Rate increases to curb inflation will dampen consumer demand: Tata
19 Jul 2011
In a clear sign of the distress felt by India Inc over the frequent rate hikes, Ratan Tata, chief of the $70-billion Tata group has warned that high inflation in India and China would dampen consumer demand for a range of industries including automobiles in a high-growth market.
In a letter to Tata Motors' shareholders at the company's annual report for 2010-11, Tata said, ''While 2010-11 has been a year of high economic growth in Asia, the quarterly growth figures in China and India have been declining. Inflation rates have risen and the central banks in both countries have initiated measures to slow down their economies to curb inflation. The resulting high interest rates, tighter credit regimes and higher fuel costs will dampen consumer demand.''
''What should be of concern to all is the creation of a situation where the pendulum swings too far in the opposite direction, causing another global slowdown - this time, not based on over-valued assets but on self-imposed fiscal prudence,'' he said.
He said in both India and China the central banks had initiated measures to slow down their economies to rein in inflation. ''The resulting high interest rates, tighter credit regimes and higher fuel costs will dampen consumer demand for a range of consumer products, including automobiles," Tata said in the report.

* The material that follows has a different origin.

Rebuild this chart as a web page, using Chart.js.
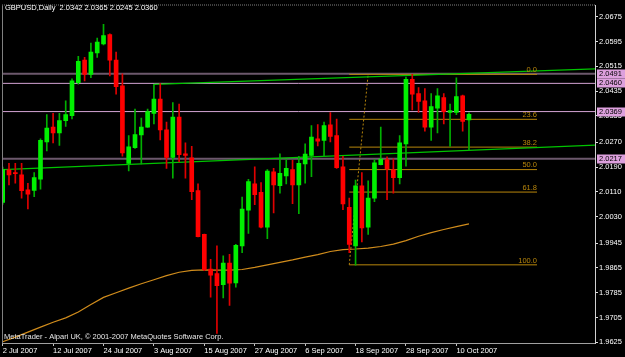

The Reserve Bank of India hiked policy rates seven times during the last financial year and once again in May, resulting in repo rate hardening by 225 basis points (bps) to 7.25 per cent and reverse repo rate 275 bps 6.75 per cent.
''The extent of an economic slowdown in Asia will depend on the severity of the anti-inflationary measures adopted. Automobile sales have already started to decline in India. There has also been a decline in automobile sales in China for the first time in two years", added Tata.